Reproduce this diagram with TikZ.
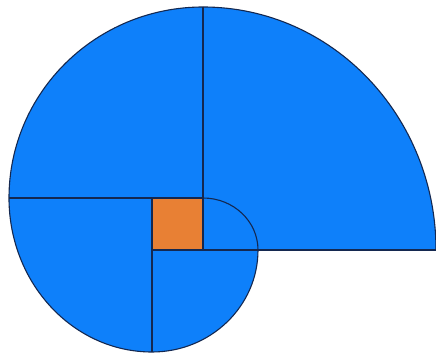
\documentclass[tikz,border=0pt]{standalone}
\definecolor{shellblue}{RGB}{14,128,250}
\definecolor{shellorange}{RGB}{232,128,52}
\definecolor{shellline}{RGB}{20,40,80}
\begin{document}
\begin{tikzpicture}[x=1pt,y=1pt,
  edge/.style={draw=shellline,line width=1.3pt},
  outline/.style={draw=shellline,line width=1.1pt,line join=round}]
\useasboundingbox (0,0) rectangle (436,356);
% filled shell
\fill[shellblue] (203,349) arc[start angle=90,end angle=0,x radius=233,y radius=243]
  -- (258,106) arc[start angle=0,end angle=-90,x radius=106,y radius=102]
  arc[start angle=-90,end angle=-180,x radius=143,y radius=154]
  arc[start angle=180,end angle=90,x radius=194,y radius=191] -- cycle;
% orange square
\fill[shellorange] (152,106) rectangle (203,158);
% outline
\path[outline] (203,349) arc[start angle=90,end angle=0,x radius=233,y radius=243];
\path[outline] (258,106) arc[start angle=0,end angle=-90,x radius=106,y radius=102]
  arc[start angle=-90,end angle=-180,x radius=143,y radius=154]
  arc[start angle=180,end angle=90,x radius=194,y radius=191];
\path[outline] (203,158) arc[start angle=90,end angle=0,x radius=55,y radius=52];
% inner lines
\path[edge] (203,349) -- (203,106);
\path[edge] (9,158) -- (203,158);
\path[edge] (152,106) -- (436,106);
\path[edge] (152,158) -- (152,4);
\end{tikzpicture}
\end{document}
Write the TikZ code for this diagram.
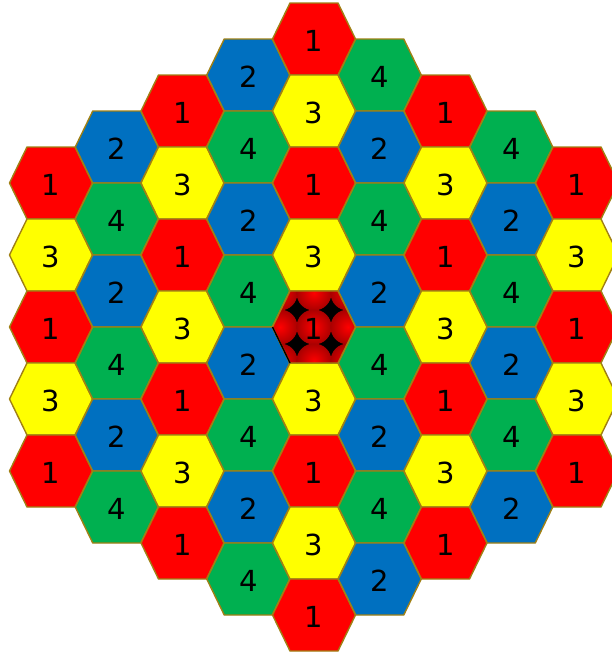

☆ ☆ ☆

• [THE EXERCISE]:
In the copy, include all records verbatim but no images.

• [COMPLETE OUTPUT]:
Reproduce this diagram with TikZ.
\documentclass[tikz,border=0pt]{standalone}
\definecolor{shellblue}{RGB}{14,128,250}
\definecolor{shellorange}{RGB}{232,128,52}
\definecolor{shellline}{RGB}{20,40,80}
\begin{document}
\begin{tikzpicture}[x=1pt,y=1pt,
  edge/.style={draw=shellline,line width=1.3pt},
  outline/.style={draw=shellline,line width=1.1pt,line join=round}]
\useasboundingbox (0,0) rectangle (436,356);
% filled shell
\fill[shellblue] (203,349) arc[start angle=90,end angle=0,x radius=233,y radius=243]
  -- (258,106) arc[start angle=0,end angle=-90,x radius=106,y radius=102]
  arc[start angle=-90,end angle=-180,x radius=143,y radius=154]
  arc[start angle=180,end angle=90,x radius=194,y radius=191] -- cycle;
% orange square
\fill[shellorange] (152,106) rectangle (203,158);
% outline
\path[outline] (203,349) arc[start angle=90,end angle=0,x radius=233,y radius=243];
\path[outline] (258,106) arc[start angle=0,end angle=-90,x radius=106,y radius=102]
  arc[start angle=-90,end angle=-180,x radius=143,y radius=154]
  arc[start angle=180,end angle=90,x radius=194,y radius=191];
\path[outline] (203,158) arc[start angle=90,end angle=0,x radius=55,y radius=52];
% inner lines
\path[edge] (203,349) -- (203,106);
\path[edge] (9,158) -- (203,158);
\path[edge] (152,106) -- (436,106);
\path[edge] (152,158) -- (152,4);
\end{tikzpicture}
\end{document}
Write the TikZ code for this diagram.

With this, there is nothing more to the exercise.